The economic platforms of the candidates spoke about amending the restrictive provisions of the constitution to attract more foreign direct investments in the case of Poe and Binay. The Roxas position, following President Aquino is to ignore this important issue.

An area of investment promotion that could have brought out major implications on how the country could meet the deficiency in private investments did not get debated much.

All three candidates chasing the front-runner (Roxas, Poe and Binay) have elaborate economic programs in their election platforms.

Duterte, the front-runner, in a self-deprecating way, admits to not being bright and that he is used to copying. So, he would copy the good economic programs of his opponents.

What happens next? Unless last minute changes in voter preferences for candidates happens on election day, it would seem in this year’s elections, the electorate is hankering for a leadership change that is drastic.

The electorate appears to demand for stronger and decisive leadership by the president in the area of crime, petty police corruption, drug lords and big corruption, and to make a strong statement of securing public safety.

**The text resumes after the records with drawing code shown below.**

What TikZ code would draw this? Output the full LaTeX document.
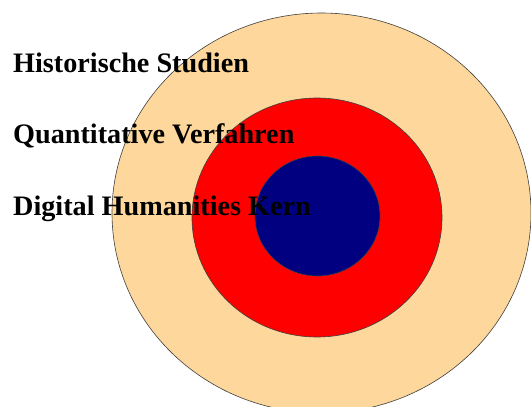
\documentclass[tikz,border=0pt]{standalone}
\usepackage{fontspec}
\setmainfont{Liberation Serif}
\definecolor{peach}{RGB}{253,215,155}
\definecolor{navyblue}{RGB}{0,0,128}
\begin{document}
\begin{tikzpicture}[x=1pt,y=-1pt,
  ring/.style={draw=black!75,line width=0.6pt},
  lbl/.style={anchor=base west,inner sep=0pt,font=\bfseries\fontsize{28.2}{32}\selectfont,text=black}]
\useasboundingbox (0,0) rectangle (531,407);
\clip (0,0) rectangle (531,407);
\fill[white] (0,0) rectangle (531,407);
\draw[ring,fill=peach] (321.5,213) ellipse [x radius=209.5, y radius=200];
\draw[ring,fill=red] (317,217.5) ellipse [x radius=125, y radius=119.5];
\draw[ring,fill=navyblue] (317.5,216) ellipse [x radius=62.5, y radius=60];
\node[lbl] (hist) at (13,72) {Historische Studien};
\node[lbl] (quant) at (13,143) {Quantitative Verfahren};
\node[lbl] (kern) at (13,215) {Digital Humanities Kern};
\end{tikzpicture}
\end{document}
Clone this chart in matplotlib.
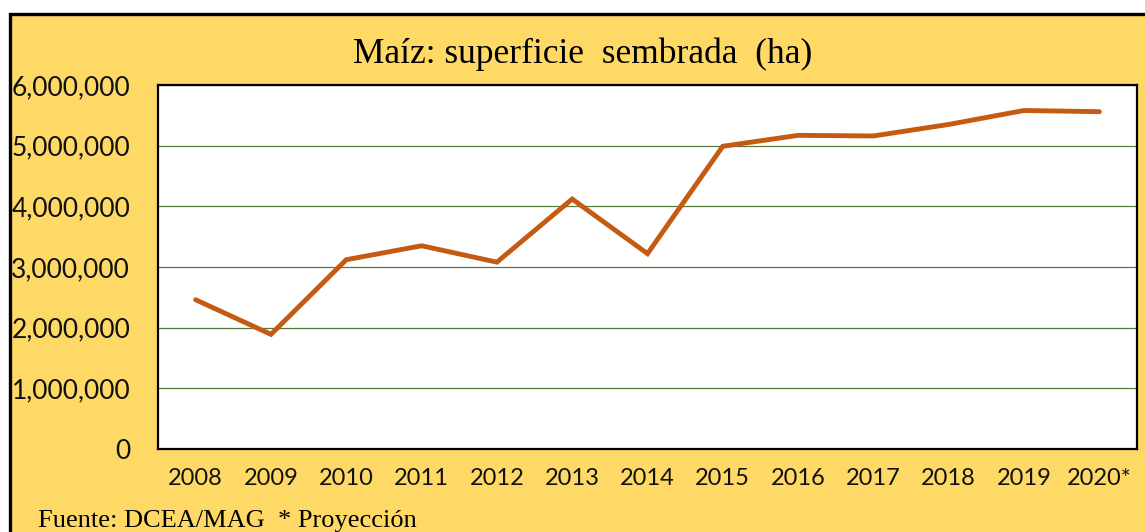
import matplotlib
matplotlib.use('Agg')
import matplotlib.pyplot as plt
from matplotlib.patches import Rectangle
from matplotlib.ticker import FuncFormatter

years = ['2008', '2009', '2010', '2011', '2012', '2013', '2014',
         '2015', '2016', '2017', '2018', '2019', '2020*']
area_ha = [2460000, 1890000, 3120000, 3350000, 3080000, 4120000, 3220000,
           4990000, 5170000, 5160000, 5350000, 5580000, 5560000]

W, H = 1145, 532
fig = plt.figure(figsize=(W / 100, H / 100), dpi=100)
fig.patch.set_facecolor('white')

# yellow chart area with black frame (cropped on the right/bottom)
frame = Rectangle((9.5 / W, -0.1), 2.0, (1 - 14 / H) + 0.1,
                  transform=fig.transFigure, facecolor='#FFD966',
                  edgecolor='black', lw=2.4, zorder=0)
fig.add_artist(frame)

ax = fig.add_axes([158 / W, 1 - 449 / H, (1137 - 158) / W, (449 - 85) / H])
ax.set_facecolor('white')
ax.set_zorder(2)

x = list(range(len(years)))
ax.plot(x, area_ha, color='#C55A11', lw=3.5, solid_capstyle='round',
        solid_joinstyle='miter', zorder=3)

ax.set_xlim(-0.5, len(years) - 0.5)
ax.set_ylim(0, 6000000)
ax.set_yticks(range(0, 6000001, 1000000))
ax.yaxis.set_major_formatter(FuncFormatter(lambda v, p: f'{int(v):,}'))
ax.set_xticks(x)
ax.set_xticklabels(years)
ax.grid(axis='y', color='#557A3A', lw=0.9)
ax.set_axisbelow(True)

for s in ax.spines.values():
    s.set_color('black')
    s.set_linewidth(1.6)

ax.tick_params(axis='y', length=0, pad=20, labelsize=19)
ax.tick_params(axis='x', length=0, pad=14, labelsize=17)
for lab in ax.get_yticklabels() + ax.get_xticklabels():
    lab.set_fontfamily('Lato')
    lab.set_color('#111111')

fig.text(583 / W, 1 - 54 / H, 'Maíz: superficie  sembrada  (ha)',
         ha='center', va='center', fontsize=25.5, family='Liberation Serif')
fig.text(38 / W, 1 - 527 / H, 'Fuente: DCEA/MAG  * Proyección',
         ha='left', va='baseline', fontsize=19, family='Liberation Serif')

plt.savefig('out.png', dpi=100)
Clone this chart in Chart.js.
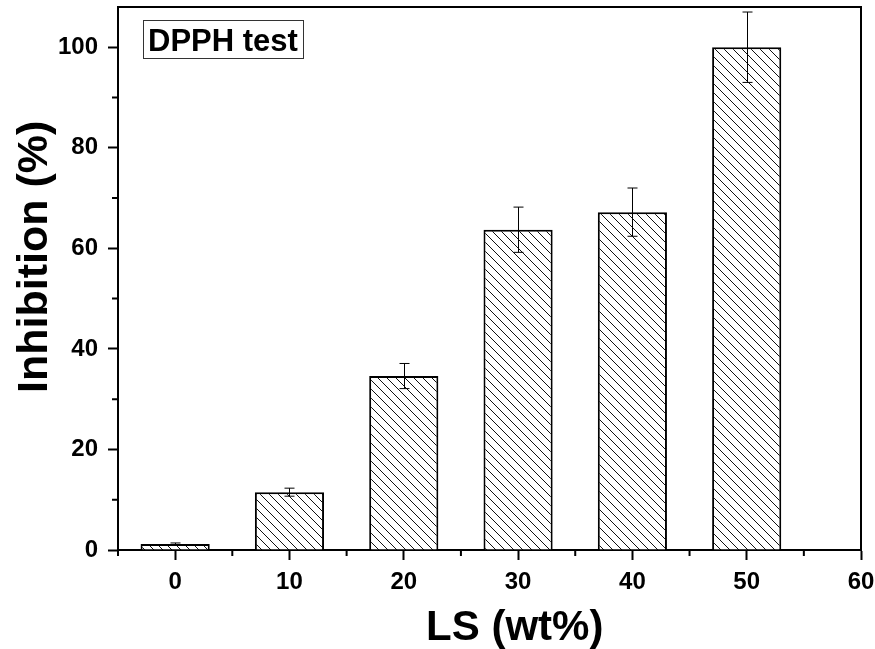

In this context, the big economic issues confronting the nation takes a back seat. However, that does not mean the next president needs to neglect the important issues the nation confronts in matters of economy.

The same big problems will continue to haunt the economy – how to achieve growth and to raise resources to further sustain it, how to generate employment and transform jobs into higher quality, how to speed up infrastructure, and how to promote competition and efficiency.

Then there is still the challenge of catching up with our neighbors in economic performance, the strengthening of our position within the ASEAN market, and raising our profile in the world at large.